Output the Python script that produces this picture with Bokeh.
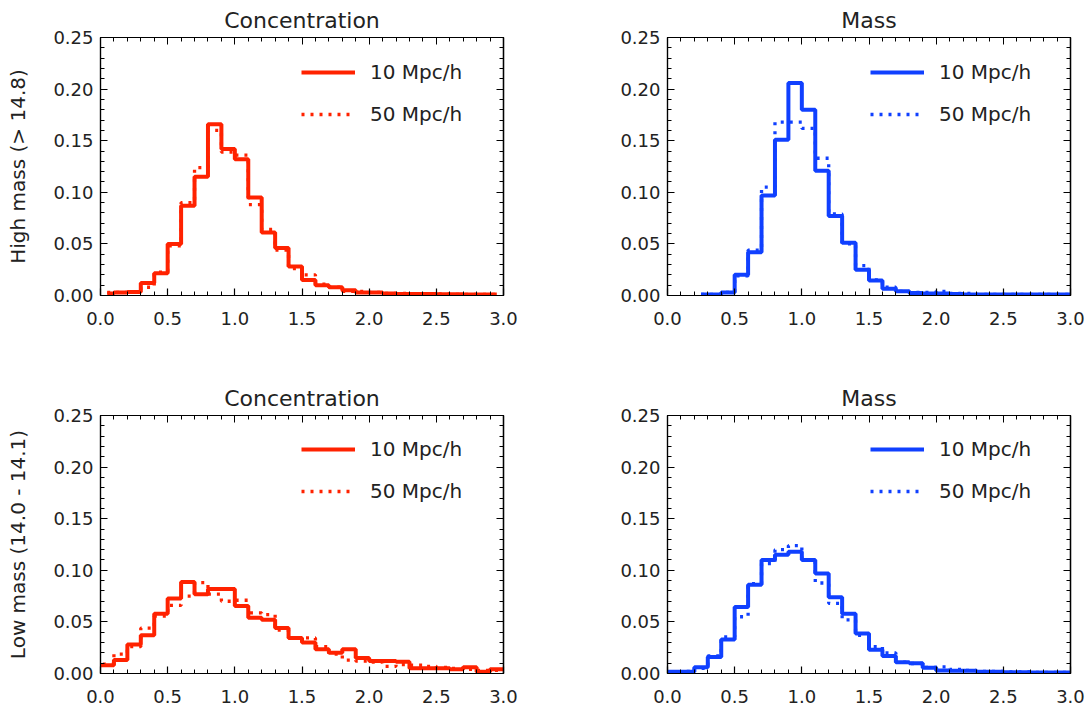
from bokeh.plotting import figure
from bokeh.layouts import gridplot
from bokeh.models import (LinearAxis, Range1d, Legend, LegendItem,
                          SingleIntervalTicker, FixedTicker, NumeralTickFormatter)
from bokeh.embed import file_html
from bokeh.resources import INLINE

# ---------------- data (histogram values, bin width 0.1) ----------------
x_conc_hi = [0.05, 0.15, 0.25, 0.35, 0.45, 0.55, 0.65, 0.75, 0.85, 0.95,
             1.05, 1.15, 1.25, 1.35, 1.45, 1.55, 1.65, 1.75, 1.85, 1.95,
             2.05, 2.15, 2.25, 2.35, 2.45, 2.55, 2.65, 2.75, 2.85, 2.95]
conc_hi_10 = [0.002, 0.003, 0.0035, 0.012, 0.0216, 0.050, 0.087, 0.115, 0.166, 0.142,
              0.132, 0.095, 0.061, 0.046, 0.028, 0.015, 0.010, 0.008, 0.005, 0.003,
              0.003, 0.002, 0.0015, 0.0015, 0.0015, 0.0012, 0.0012, 0.001, 0.001, 0.001]
conc_hi_50 = [0.003, 0.003, 0.003, 0.008, 0.0226, 0.048, 0.090, 0.124, 0.160, 0.139,
              0.136, 0.088, 0.064, 0.044, 0.026, 0.020, 0.011, 0.008, 0.004, 0.004,
              0.003, 0.002, 0.002, 0.0015, 0.0015, 0.0015, 0.001, 0.001, 0.001, 0.001]

x_mass_hi = [0.25, 0.35, 0.45, 0.55, 0.65, 0.75, 0.85, 0.95, 1.05, 1.15,
             1.25, 1.35, 1.45, 1.55, 1.65, 1.75, 1.85, 1.95, 2.05, 2.15,
             2.25, 2.35, 2.45, 2.55, 2.65, 2.75, 2.85, 2.95, 3.05]
mass_hi_10 = [0.001, 0.001, 0.003, 0.020, 0.042, 0.097, 0.151, 0.206, 0.180, 0.121,
              0.077, 0.051, 0.025, 0.0145, 0.0065, 0.004, 0.0025, 0.002, 0.002, 0.0015,
              0.001, 0.001, 0.001, 0.001, 0.001, 0.001, 0.001, 0.001, 0.001]
mass_hi_50 = [0.001, 0.001, 0.003, 0.019, 0.044, 0.105, 0.168, 0.168, 0.162, 0.133,
              0.079, 0.050, 0.029, 0.015, 0.008, 0.004, 0.003, 0.003, 0.004, 0.002,
              0.002, 0.001, 0.001, 0.001, 0.001, 0.001, 0.001, 0.001, 0.001]

x_lo = [-0.05, 0.05, 0.15, 0.25, 0.35, 0.45, 0.55, 0.65, 0.75, 0.85, 0.95,
        1.05, 1.15, 1.25, 1.35, 1.45, 1.55, 1.65, 1.75, 1.85, 1.95,
        2.05, 2.15, 2.25, 2.35, 2.45, 2.55, 2.65, 2.75, 2.85, 2.95, 3.05]
conc_lo_10 = [0.008, 0.008, 0.013, 0.028, 0.037, 0.058, 0.0726, 0.0887, 0.0768, 0.082, 0.082,
              0.0655, 0.054, 0.052, 0.044, 0.0345, 0.030, 0.0235, 0.020, 0.0235, 0.015,
              0.012, 0.012, 0.0115, 0.005, 0.005, 0.005, 0.004, 0.006, 0.0016, 0.004, 0.004]
conc_lo_50 = [0.009, 0.009, 0.0187, 0.026, 0.044, 0.0555, 0.066, 0.075, 0.088, 0.077, 0.070,
              0.071, 0.0587, 0.057, 0.042, 0.0345, 0.0345, 0.026, 0.0187, 0.013, 0.012,
              0.011, 0.007, 0.0087, 0.008, 0.007, 0.006, 0.005, 0.004, 0.003, 0.003, 0.003]
mass_lo_10 = [0.0016, 0.0016, 0.0016, 0.006, 0.016, 0.033, 0.0645, 0.086, 0.110, 0.115, 0.118,
              0.110, 0.0968, 0.074, 0.058, 0.0387, 0.023, 0.017, 0.011, 0.010, 0.0055,
              0.003, 0.0026, 0.0026, 0.0016, 0.0016, 0.0013, 0.0013, 0.001, 0.001, 0.001, 0.001]
mass_lo_50 = [0.001, 0.001, 0.002, 0.005, 0.017, 0.0355, 0.055, 0.087, 0.1065, 0.120, 0.124,
              0.110, 0.0877, 0.068, 0.052, 0.037, 0.026, 0.020, 0.011, 0.0097, 0.006,
              0.0065, 0.004, 0.003, 0.002, 0.002, 0.0015, 0.0015, 0.001, 0.001, 0.001, 0.001]

titles = ["Concentration", "Mass", "Concentration", "Mass"]
ylabels = ["High mass (> 14.8)", "Low mass (14.0 - 14.1)"]
legend_labels = ["10 Mpc/h", "50 Mpc/h"]
x_major_ticks = [0.0, 0.5, 1.0, 1.5, 2.0, 2.5, 3.0]
x_minor_ticks = [i / 10 for i in range(31) if i % 5]
y_major_ticks = [0.0, 0.05, 0.10, 0.15, 0.20, 0.25]
y_minor_ticks = [i / 100 for i in range(26) if i % 5]
x_ticks_fmt = "0.0"
y_ticks_fmt = "0.00"

FONT = "DejaVu Sans"
RED = "#ff2200"
BLUE = "#1040ff"
TXT = "#222222"


def tick_style(ax):
    ax.major_tick_in = 7
    ax.major_tick_out = 0
    ax.minor_tick_out = 0
    ax.axis_line_color = "black"
    ax.axis_line_width = 1.2
    ax.major_tick_line_color = "black"
    ax.minor_tick_line_color = "black"
    ax.major_tick_line_width = 1.2
    ax.minor_tick_line_width = 1.0


def style_main_axis(ax, interval, fmt, standoff):
    ax.ticker = SingleIntervalTicker(interval=interval, num_minor_ticks=5)
    ax.formatter = NumeralTickFormatter(format=fmt)
    tick_style(ax)
    ax.minor_tick_in = 4
    ax.major_label_text_font = FONT
    ax.major_label_text_font_size = "18px"
    ax.major_label_text_color = TXT
    ax.major_label_standoff = standoff


def mirror_axes(p, side, majors, minors):
    # label-free mirrored axes: long ticks at the major positions, short ones between
    for ticks, length in ((majors, 7), (minors, 4)):
        ax = LinearAxis(ticker=FixedTicker(ticks=[], minor_ticks=ticks))
        tick_style(ax)
        ax.minor_tick_in = length
        ax.major_label_standoff = 0
        p.add_layout(ax, side)


def panel(title, xs, y10, y50, color, ylabel, bl, br, bt, bb, leg_xy):
    p = figure(width=546, height=357, x_range=Range1d(0, 3), y_range=Range1d(0, 0.25),
               output_backend="svg", toolbar_location=None, tools="",
               min_border_left=bl, min_border_right=br,
               min_border_top=bt, min_border_bottom=bb, title=title)
    p.grid.visible = False
    p.outline_line_color = "black"
    p.outline_line_width = 1.2
    p.background_fill_color = "white"
    p.border_fill_color = "white"
    p.title.align = "center"
    p.title.text_font = FONT
    p.title.text_font_size = "22px"
    p.title.text_font_style = "normal"
    p.title.text_color = TXT
    p.title.standoff = 9

    style_main_axis(p.xaxis[0], 0.5, x_ticks_fmt, 16)
    style_main_axis(p.yaxis[0], 0.05, y_ticks_fmt, 7)
    if ylabel:
        p.yaxis[0].axis_label = ylabel
        p.yaxis[0].axis_label_text_font = FONT
        p.yaxis[0].axis_label_text_font_size = "20px"
        p.yaxis[0].axis_label_text_font_style = "normal"
        p.yaxis[0].axis_label_text_color = TXT
        p.yaxis[0].axis_label_standoff = 20

    mirror_axes(p, "above", x_major_ticks, x_minor_ticks)
    mirror_axes(p, "right", y_major_ticks, y_minor_ticks)

    r10 = p.step(xs, y10, mode="center", line_color=color, line_width=4)
    r50 = p.step(xs, y50, mode="center", line_color=color, line_width=3.3,
                 line_dash="3 6")

    leg = Legend(items=[LegendItem(label=legend_labels[0], renderers=[r10]),
                        LegendItem(label=legend_labels[1], renderers=[r50])],
                 location=leg_xy, glyph_width=54, glyph_height=20,
                 label_height=20, label_standoff=15, spacing=18,
                 padding=0, margin=0, border_line_alpha=0,
                 background_fill_alpha=0,
                 label_text_font=FONT, label_text_font_size="20px",
                 label_text_color=TXT)
    p.add_layout(leg)
    return p


p1 = panel(titles[0], x_conc_hi, conc_hi_10, conc_hi_50, RED, ylabels[0],
           100, 43, 37, 62, (201, 169))
p2 = panel(titles[1], x_mass_hi, mass_hi_10, mass_hi_50, BLUE, None,
           121, 22, 37, 62, (203, 169))
p3 = panel(titles[2], x_lo, conc_lo_10, conc_lo_50, RED, ylabels[1],
           100, 43, 58, 41, (201, 170))
p4 = panel(titles[3], x_lo, mass_lo_10, mass_lo_50, BLUE, None,
           121, 22, 58, 41, (203, 170))

grid = gridplot([[p1, p2], [p3, p4]], toolbar_location=None)

open("out.html", "w").write(file_html(grid, INLINE))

Exercise requirements> Everything from the first line to the line with "0.002, 0.001, 0.001, 0.001, 0.001, 0.001, 0.001, 0.001, 0.001]" must be repeated exactly, and nothing else. Leave the pictures out.

Solution>
Output the Python script that produces this picture with Bokeh.
from bokeh.plotting import figure
from bokeh.layouts import gridplot
from bokeh.models import (LinearAxis, Range1d, Legend, LegendItem,
                          SingleIntervalTicker, FixedTicker, NumeralTickFormatter)
from bokeh.embed import file_html
from bokeh.resources import INLINE

# ---------------- data (histogram values, bin width 0.1) ----------------
x_conc_hi = [0.05, 0.15, 0.25, 0.35, 0.45, 0.55, 0.65, 0.75, 0.85, 0.95,
             1.05, 1.15, 1.25, 1.35, 1.45, 1.55, 1.65, 1.75, 1.85, 1.95,
             2.05, 2.15, 2.25, 2.35, 2.45, 2.55, 2.65, 2.75, 2.85, 2.95]
conc_hi_10 = [0.002, 0.003, 0.0035, 0.012, 0.0216, 0.050, 0.087, 0.115, 0.166, 0.142,
              0.132, 0.095, 0.061, 0.046, 0.028, 0.015, 0.010, 0.008, 0.005, 0.003,
              0.003, 0.002, 0.0015, 0.0015, 0.0015, 0.0012, 0.0012, 0.001, 0.001, 0.001]
conc_hi_50 = [0.003, 0.003, 0.003, 0.008, 0.0226, 0.048, 0.090, 0.124, 0.160, 0.139,
              0.136, 0.088, 0.064, 0.044, 0.026, 0.020, 0.011, 0.008, 0.004, 0.004,
              0.003, 0.002, 0.002, 0.0015, 0.0015, 0.0015, 0.001, 0.001, 0.001, 0.001]

x_mass_hi = [0.25, 0.35, 0.45, 0.55, 0.65, 0.75, 0.85, 0.95, 1.05, 1.15,
             1.25, 1.35, 1.45, 1.55, 1.65, 1.75, 1.85, 1.95, 2.05, 2.15,
             2.25, 2.35, 2.45, 2.55, 2.65, 2.75, 2.85, 2.95, 3.05]
mass_hi_10 = [0.001, 0.001, 0.003, 0.020, 0.042, 0.097, 0.151, 0.206, 0.180, 0.121,
              0.077, 0.051, 0.025, 0.0145, 0.0065, 0.004, 0.0025, 0.002, 0.002, 0.0015,
              0.001, 0.001, 0.001, 0.001, 0.001, 0.001, 0.001, 0.001, 0.001]
mass_hi_50 = [0.001, 0.001, 0.003, 0.019, 0.044, 0.105, 0.168, 0.168, 0.162, 0.133,
              0.079, 0.050, 0.029, 0.015, 0.008, 0.004, 0.003, 0.003, 0.004, 0.002,
              0.002, 0.001, 0.001, 0.001, 0.001, 0.001, 0.001, 0.001, 0.001]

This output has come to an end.